__SUPPLIED ENTRIES__:
Start
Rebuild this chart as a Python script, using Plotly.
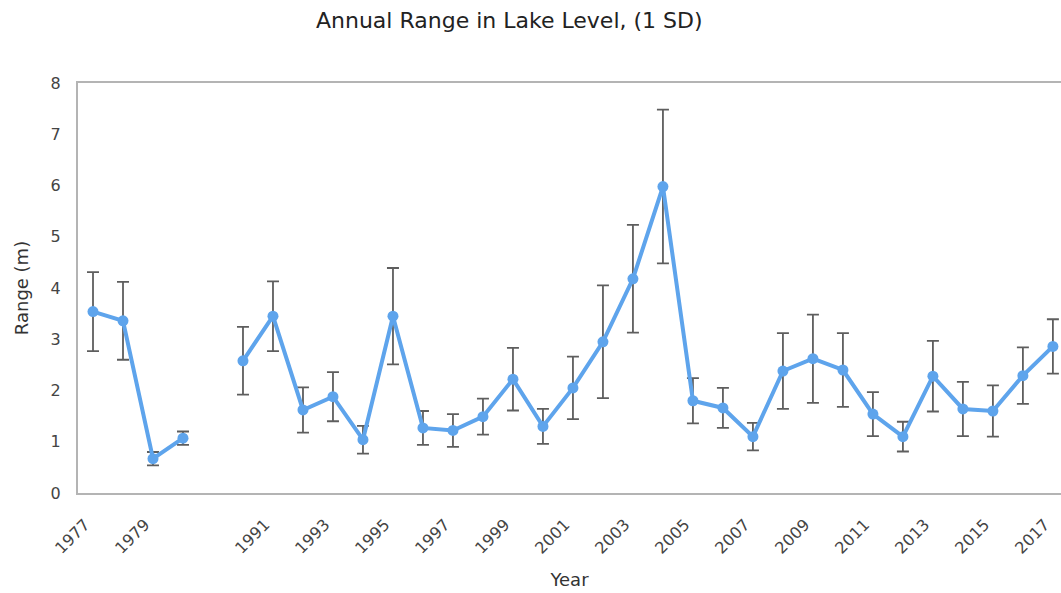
End
Start
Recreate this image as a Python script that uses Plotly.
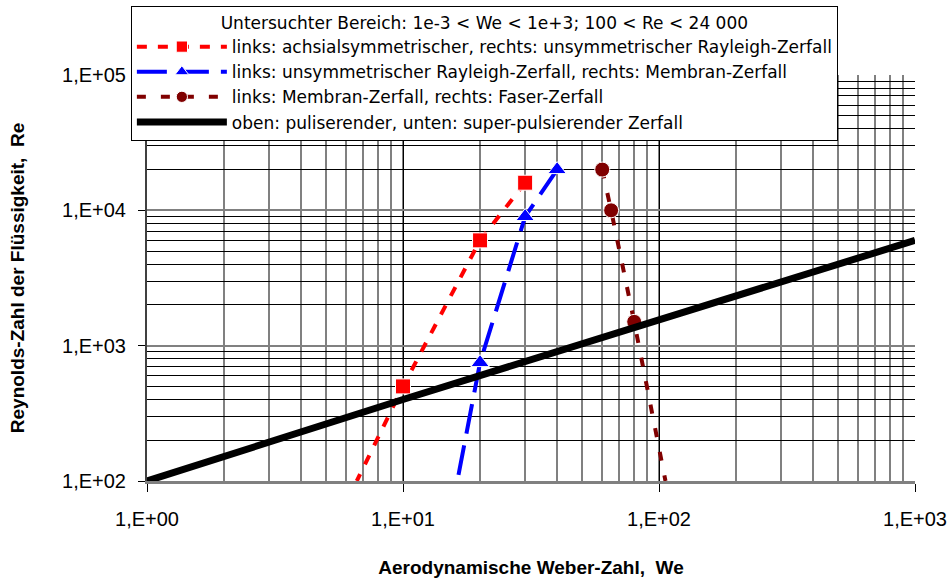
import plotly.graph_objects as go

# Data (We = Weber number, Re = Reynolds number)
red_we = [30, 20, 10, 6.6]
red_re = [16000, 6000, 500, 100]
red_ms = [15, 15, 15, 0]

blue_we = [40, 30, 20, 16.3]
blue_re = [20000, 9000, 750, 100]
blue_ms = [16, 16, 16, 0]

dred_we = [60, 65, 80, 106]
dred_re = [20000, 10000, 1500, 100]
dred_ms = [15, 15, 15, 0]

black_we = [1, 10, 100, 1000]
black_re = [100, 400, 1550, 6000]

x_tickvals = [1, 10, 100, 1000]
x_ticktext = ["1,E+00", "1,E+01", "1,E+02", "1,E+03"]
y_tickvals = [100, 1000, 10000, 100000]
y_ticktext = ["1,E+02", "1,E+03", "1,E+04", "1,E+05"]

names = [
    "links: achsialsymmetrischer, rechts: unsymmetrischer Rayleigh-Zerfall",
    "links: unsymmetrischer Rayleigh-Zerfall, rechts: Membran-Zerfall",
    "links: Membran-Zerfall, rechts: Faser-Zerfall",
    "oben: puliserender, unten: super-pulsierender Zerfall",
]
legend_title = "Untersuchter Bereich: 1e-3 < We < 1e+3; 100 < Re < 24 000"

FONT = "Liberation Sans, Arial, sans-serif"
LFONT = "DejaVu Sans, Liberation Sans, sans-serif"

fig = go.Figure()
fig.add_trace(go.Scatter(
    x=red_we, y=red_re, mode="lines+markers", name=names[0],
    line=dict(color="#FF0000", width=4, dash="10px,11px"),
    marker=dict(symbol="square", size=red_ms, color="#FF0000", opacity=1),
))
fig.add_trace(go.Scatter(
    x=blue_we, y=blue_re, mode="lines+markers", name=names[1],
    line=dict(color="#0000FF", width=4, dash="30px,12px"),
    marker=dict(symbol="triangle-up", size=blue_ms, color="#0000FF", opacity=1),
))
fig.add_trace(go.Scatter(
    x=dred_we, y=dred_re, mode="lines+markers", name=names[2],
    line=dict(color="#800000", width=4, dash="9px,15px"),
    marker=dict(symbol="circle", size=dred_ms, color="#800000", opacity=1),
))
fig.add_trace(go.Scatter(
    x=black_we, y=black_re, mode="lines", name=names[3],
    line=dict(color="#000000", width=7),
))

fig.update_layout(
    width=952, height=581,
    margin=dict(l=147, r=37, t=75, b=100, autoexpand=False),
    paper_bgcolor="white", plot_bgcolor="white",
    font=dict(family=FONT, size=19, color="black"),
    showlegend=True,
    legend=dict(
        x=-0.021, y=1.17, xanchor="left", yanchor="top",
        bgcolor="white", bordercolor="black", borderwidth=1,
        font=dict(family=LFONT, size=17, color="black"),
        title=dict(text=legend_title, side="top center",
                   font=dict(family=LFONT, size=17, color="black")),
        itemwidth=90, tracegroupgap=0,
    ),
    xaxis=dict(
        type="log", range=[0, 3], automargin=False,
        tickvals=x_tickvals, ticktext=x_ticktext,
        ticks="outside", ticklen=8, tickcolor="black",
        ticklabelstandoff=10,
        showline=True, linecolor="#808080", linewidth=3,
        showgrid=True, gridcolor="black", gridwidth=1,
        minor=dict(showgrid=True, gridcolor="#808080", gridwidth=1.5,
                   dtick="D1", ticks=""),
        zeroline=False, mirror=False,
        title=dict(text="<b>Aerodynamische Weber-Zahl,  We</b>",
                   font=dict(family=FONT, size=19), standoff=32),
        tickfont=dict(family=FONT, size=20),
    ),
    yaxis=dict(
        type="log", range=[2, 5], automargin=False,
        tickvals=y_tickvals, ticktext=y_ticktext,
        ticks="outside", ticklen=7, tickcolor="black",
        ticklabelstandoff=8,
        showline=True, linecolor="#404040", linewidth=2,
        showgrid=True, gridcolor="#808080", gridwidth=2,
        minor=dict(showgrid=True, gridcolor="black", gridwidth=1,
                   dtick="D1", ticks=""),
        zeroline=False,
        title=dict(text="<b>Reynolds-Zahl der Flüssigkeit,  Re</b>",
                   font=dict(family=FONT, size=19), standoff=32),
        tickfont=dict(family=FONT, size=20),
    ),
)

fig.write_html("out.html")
End
__WHAT IS EXPECTED__:
Start at the line above containing "Recreate this image" and stop at the line containing "black_re = [100, 400, 1550, 6000]": print those lines and everything between them exactly, but not the pictures.

__ANSWER TO THE EXERCISE__:
Recreate this image as a Python script that uses Plotly.
import plotly.graph_objects as go

# Data (We = Weber number, Re = Reynolds number)
red_we = [30, 20, 10, 6.6]
red_re = [16000, 6000, 500, 100]
red_ms = [15, 15, 15, 0]

blue_we = [40, 30, 20, 16.3]
blue_re = [20000, 9000, 750, 100]
blue_ms = [16, 16, 16, 0]

dred_we = [60, 65, 80, 106]
dred_re = [20000, 10000, 1500, 100]
dred_ms = [15, 15, 15, 0]

black_we = [1, 10, 100, 1000]
black_re = [100, 400, 1550, 6000]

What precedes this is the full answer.